■ To do: Reproduce every record exactly as it appears, but not the pictures.

__________

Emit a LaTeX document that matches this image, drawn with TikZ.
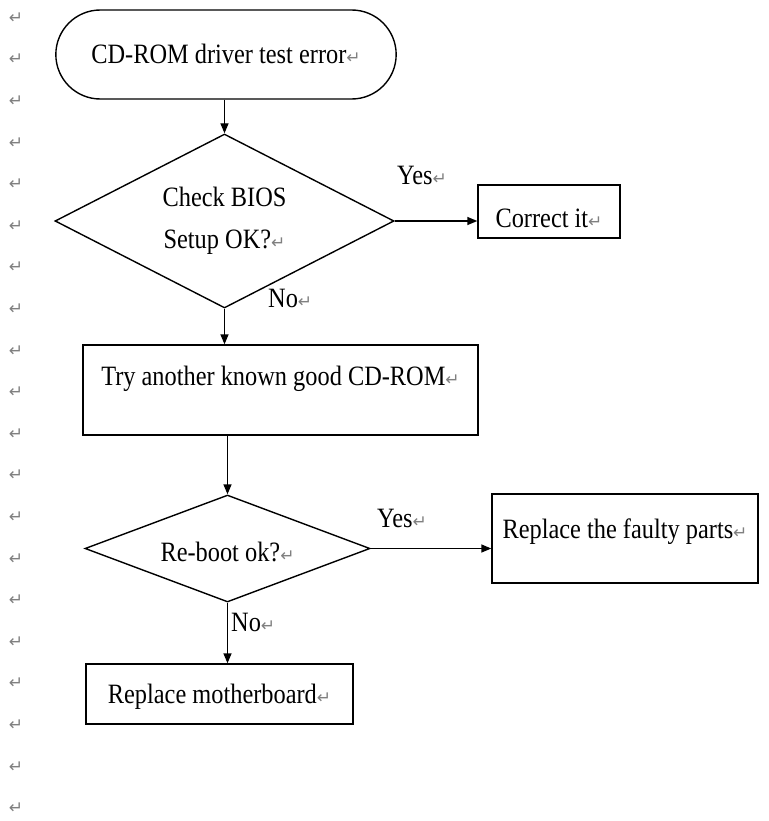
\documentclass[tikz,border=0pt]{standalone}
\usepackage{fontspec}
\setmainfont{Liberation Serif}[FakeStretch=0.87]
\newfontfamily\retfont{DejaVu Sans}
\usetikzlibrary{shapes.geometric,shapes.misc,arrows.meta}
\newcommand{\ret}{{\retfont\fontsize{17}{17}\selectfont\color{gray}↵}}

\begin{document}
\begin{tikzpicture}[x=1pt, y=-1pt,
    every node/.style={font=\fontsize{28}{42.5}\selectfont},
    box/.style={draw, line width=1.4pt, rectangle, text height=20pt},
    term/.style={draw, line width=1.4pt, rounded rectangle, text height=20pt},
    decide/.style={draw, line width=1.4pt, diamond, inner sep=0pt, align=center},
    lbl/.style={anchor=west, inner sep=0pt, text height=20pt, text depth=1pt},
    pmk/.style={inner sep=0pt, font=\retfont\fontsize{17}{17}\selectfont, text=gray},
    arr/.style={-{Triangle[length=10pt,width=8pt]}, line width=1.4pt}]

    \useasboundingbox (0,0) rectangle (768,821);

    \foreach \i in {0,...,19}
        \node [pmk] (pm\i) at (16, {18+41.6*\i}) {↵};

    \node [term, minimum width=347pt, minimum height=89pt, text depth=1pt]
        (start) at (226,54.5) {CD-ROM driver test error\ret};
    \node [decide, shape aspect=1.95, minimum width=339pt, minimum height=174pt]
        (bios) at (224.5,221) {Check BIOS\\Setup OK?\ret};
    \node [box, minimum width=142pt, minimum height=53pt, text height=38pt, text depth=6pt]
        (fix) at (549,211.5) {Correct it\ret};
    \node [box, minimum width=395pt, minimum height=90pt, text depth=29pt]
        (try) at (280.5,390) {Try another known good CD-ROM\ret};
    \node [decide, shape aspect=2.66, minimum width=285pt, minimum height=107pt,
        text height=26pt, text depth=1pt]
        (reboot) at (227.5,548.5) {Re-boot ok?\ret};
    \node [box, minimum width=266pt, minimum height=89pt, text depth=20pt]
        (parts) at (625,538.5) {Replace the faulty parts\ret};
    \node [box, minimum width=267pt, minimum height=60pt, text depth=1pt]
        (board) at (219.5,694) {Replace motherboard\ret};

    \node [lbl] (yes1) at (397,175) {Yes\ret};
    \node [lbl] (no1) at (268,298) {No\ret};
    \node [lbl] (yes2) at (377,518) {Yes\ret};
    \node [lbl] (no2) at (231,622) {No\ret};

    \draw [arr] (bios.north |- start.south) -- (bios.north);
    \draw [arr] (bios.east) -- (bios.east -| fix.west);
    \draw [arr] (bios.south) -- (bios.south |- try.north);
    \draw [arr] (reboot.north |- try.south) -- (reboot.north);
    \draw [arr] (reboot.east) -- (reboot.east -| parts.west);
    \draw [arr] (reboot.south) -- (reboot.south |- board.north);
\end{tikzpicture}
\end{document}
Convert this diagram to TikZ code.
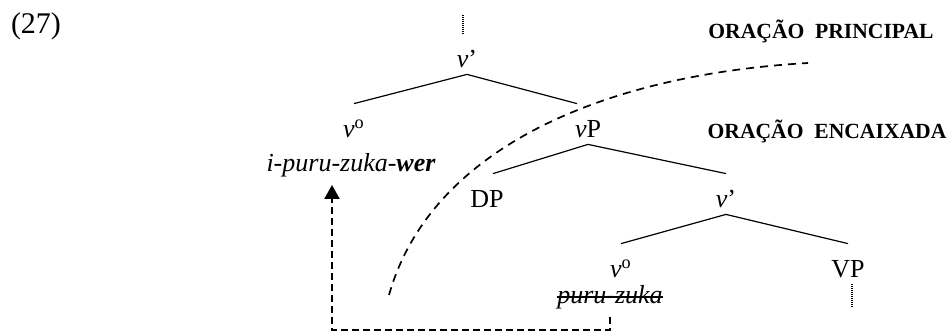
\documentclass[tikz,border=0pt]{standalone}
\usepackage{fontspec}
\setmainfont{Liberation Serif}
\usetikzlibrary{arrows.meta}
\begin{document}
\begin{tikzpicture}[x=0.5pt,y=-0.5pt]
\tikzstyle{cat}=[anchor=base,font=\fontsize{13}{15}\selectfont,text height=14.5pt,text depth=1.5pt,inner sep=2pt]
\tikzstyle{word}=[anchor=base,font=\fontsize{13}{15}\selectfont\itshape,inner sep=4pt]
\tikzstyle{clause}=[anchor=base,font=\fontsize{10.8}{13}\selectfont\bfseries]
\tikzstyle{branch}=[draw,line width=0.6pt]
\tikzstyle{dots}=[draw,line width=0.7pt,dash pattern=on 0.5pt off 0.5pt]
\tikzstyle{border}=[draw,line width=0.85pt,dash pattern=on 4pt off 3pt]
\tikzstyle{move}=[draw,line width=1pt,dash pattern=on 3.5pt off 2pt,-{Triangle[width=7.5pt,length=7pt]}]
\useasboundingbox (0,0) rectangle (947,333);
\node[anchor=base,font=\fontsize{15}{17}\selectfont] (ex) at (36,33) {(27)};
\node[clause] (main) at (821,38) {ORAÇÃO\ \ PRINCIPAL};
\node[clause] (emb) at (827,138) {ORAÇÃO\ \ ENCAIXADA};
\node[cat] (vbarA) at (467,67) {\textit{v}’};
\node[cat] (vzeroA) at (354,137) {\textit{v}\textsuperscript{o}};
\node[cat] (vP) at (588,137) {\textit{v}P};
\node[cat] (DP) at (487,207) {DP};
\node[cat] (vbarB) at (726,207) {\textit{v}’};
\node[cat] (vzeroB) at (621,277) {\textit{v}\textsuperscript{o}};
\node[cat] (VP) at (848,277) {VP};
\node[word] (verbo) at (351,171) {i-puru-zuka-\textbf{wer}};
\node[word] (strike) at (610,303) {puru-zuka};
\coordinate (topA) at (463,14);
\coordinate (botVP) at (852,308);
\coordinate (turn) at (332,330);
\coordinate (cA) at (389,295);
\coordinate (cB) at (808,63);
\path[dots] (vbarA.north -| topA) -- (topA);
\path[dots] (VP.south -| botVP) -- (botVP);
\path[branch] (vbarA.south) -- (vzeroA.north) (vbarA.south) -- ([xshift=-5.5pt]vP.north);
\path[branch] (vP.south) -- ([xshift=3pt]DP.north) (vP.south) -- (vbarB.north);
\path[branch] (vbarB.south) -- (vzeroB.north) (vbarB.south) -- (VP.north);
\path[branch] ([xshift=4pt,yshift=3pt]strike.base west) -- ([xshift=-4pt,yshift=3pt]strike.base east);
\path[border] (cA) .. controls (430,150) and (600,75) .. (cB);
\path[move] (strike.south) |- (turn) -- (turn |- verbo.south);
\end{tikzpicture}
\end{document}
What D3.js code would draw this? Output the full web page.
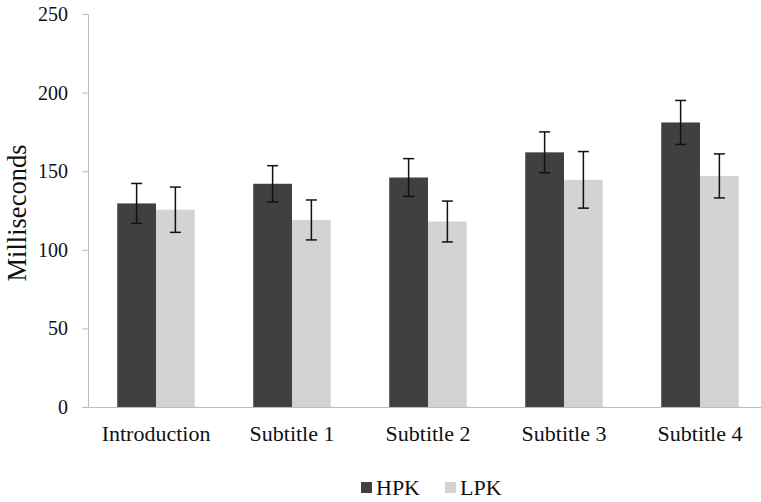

__________

■ Final result:
Emit a LaTeX document that matches this image, drawn with TikZ.
\documentclass[tikz,border=0pt]{standalone}
\usepackage{fontspec}
\setmainfont{Liberation Serif}[FakeStretch=0.87]
\newfontfamily\retfont{DejaVu Sans}
\usetikzlibrary{shapes.geometric,shapes.misc,arrows.meta}
\newcommand{\ret}{{\retfont\fontsize{17}{17}\selectfont\color{gray}↵}}

\begin{document}
\begin{tikzpicture}[x=1pt, y=-1pt,
    every node/.style={font=\fontsize{28}{42.5}\selectfont},
    box/.style={draw, line width=1.4pt, rectangle, text height=20pt},
    term/.style={draw, line width=1.4pt, rounded rectangle, text height=20pt},
    decide/.style={draw, line width=1.4pt, diamond, inner sep=0pt, align=center},
    lbl/.style={anchor=west, inner sep=0pt, text height=20pt, text depth=1pt},
    pmk/.style={inner sep=0pt, font=\retfont\fontsize{17}{17}\selectfont, text=gray},
    arr/.style={-{Triangle[length=10pt,width=8pt]}, line width=1.4pt}]

    \useasboundingbox (0,0) rectangle (768,821);

    \foreach \i in {0,...,19}
        \node [pmk] (pm\i) at (16, {18+41.6*\i}) {↵};

    \node [term, minimum width=347pt, minimum height=89pt, text depth=1pt]
        (start) at (226,54.5) {CD-ROM driver test error\ret};
    \node [decide, shape aspect=1.95, minimum width=339pt, minimum height=174pt]
        (bios) at (224.5,221) {Check BIOS\\Setup OK?\ret};
    \node [box, minimum width=142pt, minimum height=53pt, text height=38pt, text depth=6pt]
        (fix) at (549,211.5) {Correct it\ret};
    \node [box, minimum width=395pt, minimum height=90pt, text depth=29pt]
        (try) at (280.5,390) {Try another known good CD-ROM\ret};
    \node [decide, shape aspect=2.66, minimum width=285pt, minimum height=107pt,
        text height=26pt, text depth=1pt]
        (reboot) at (227.5,548.5) {Re-boot ok?\ret};
    \node [box, minimum width=266pt, minimum height=89pt, text depth=20pt]
        (parts) at (625,538.5) {Replace the faulty parts\ret};
    \node [box, minimum width=267pt, minimum height=60pt, text depth=1pt]
        (board) at (219.5,694) {Replace motherboard\ret};

    \node [lbl] (yes1) at (397,175) {Yes\ret};
    \node [lbl] (no1) at (268,298) {No\ret};
    \node [lbl] (yes2) at (377,518) {Yes\ret};
    \node [lbl] (no2) at (231,622) {No\ret};

    \draw [arr] (bios.north |- start.south) -- (bios.north);
    \draw [arr] (bios.east) -- (bios.east -| fix.west);
    \draw [arr] (bios.south) -- (bios.south |- try.north);
    \draw [arr] (reboot.north |- try.south) -- (reboot.north);
    \draw [arr] (reboot.east) -- (reboot.east -| parts.west);
    \draw [arr] (reboot.south) -- (reboot.south |- board.north);
\end{tikzpicture}
\end{document}
Convert this diagram to TikZ code.
\documentclass[tikz,border=0pt]{standalone}
\usepackage{fontspec}
\setmainfont{Liberation Serif}
\usetikzlibrary{arrows.meta}
\begin{document}
\begin{tikzpicture}[x=0.5pt,y=-0.5pt]
\tikzstyle{cat}=[anchor=base,font=\fontsize{13}{15}\selectfont,text height=14.5pt,text depth=1.5pt,inner sep=2pt]
\tikzstyle{word}=[anchor=base,font=\fontsize{13}{15}\selectfont\itshape,inner sep=4pt]
\tikzstyle{clause}=[anchor=base,font=\fontsize{10.8}{13}\selectfont\bfseries]
\tikzstyle{branch}=[draw,line width=0.6pt]
\tikzstyle{dots}=[draw,line width=0.7pt,dash pattern=on 0.5pt off 0.5pt]
\tikzstyle{border}=[draw,line width=0.85pt,dash pattern=on 4pt off 3pt]
\tikzstyle{move}=[draw,line width=1pt,dash pattern=on 3.5pt off 2pt,-{Triangle[width=7.5pt,length=7pt]}]
\useasboundingbox (0,0) rectangle (947,333);
\node[anchor=base,font=\fontsize{15}{17}\selectfont] (ex) at (36,33) {(27)};
\node[clause] (main) at (821,38) {ORAÇÃO\ \ PRINCIPAL};
\node[clause] (emb) at (827,138) {ORAÇÃO\ \ ENCAIXADA};
\node[cat] (vbarA) at (467,67) {\textit{v}’};
\node[cat] (vzeroA) at (354,137) {\textit{v}\textsuperscript{o}};
\node[cat] (vP) at (588,137) {\textit{v}P};
\node[cat] (DP) at (487,207) {DP};
\node[cat] (vbarB) at (726,207) {\textit{v}’};
\node[cat] (vzeroB) at (621,277) {\textit{v}\textsuperscript{o}};
\node[cat] (VP) at (848,277) {VP};
\node[word] (verbo) at (351,171) {i-puru-zuka-\textbf{wer}};
\node[word] (strike) at (610,303) {puru-zuka};
\coordinate (topA) at (463,14);
\coordinate (botVP) at (852,308);
\coordinate (turn) at (332,330);
\coordinate (cA) at (389,295);
\coordinate (cB) at (808,63);
\path[dots] (vbarA.north -| topA) -- (topA);
\path[dots] (VP.south -| botVP) -- (botVP);
\path[branch] (vbarA.south) -- (vzeroA.north) (vbarA.south) -- ([xshift=-5.5pt]vP.north);
\path[branch] (vP.south) -- ([xshift=3pt]DP.north) (vP.south) -- (vbarB.north);
\path[branch] (vbarB.south) -- (vzeroB.north) (vbarB.south) -- (VP.north);
\path[branch] ([xshift=4pt,yshift=3pt]strike.base west) -- ([xshift=-4pt,yshift=3pt]strike.base east);
\path[border] (cA) .. controls (430,150) and (600,75) .. (cB);
\path[move] (strike.south) |- (turn) -- (turn |- verbo.south);
\end{tikzpicture}
\end{document}
What D3.js code would draw this? Output the full web page.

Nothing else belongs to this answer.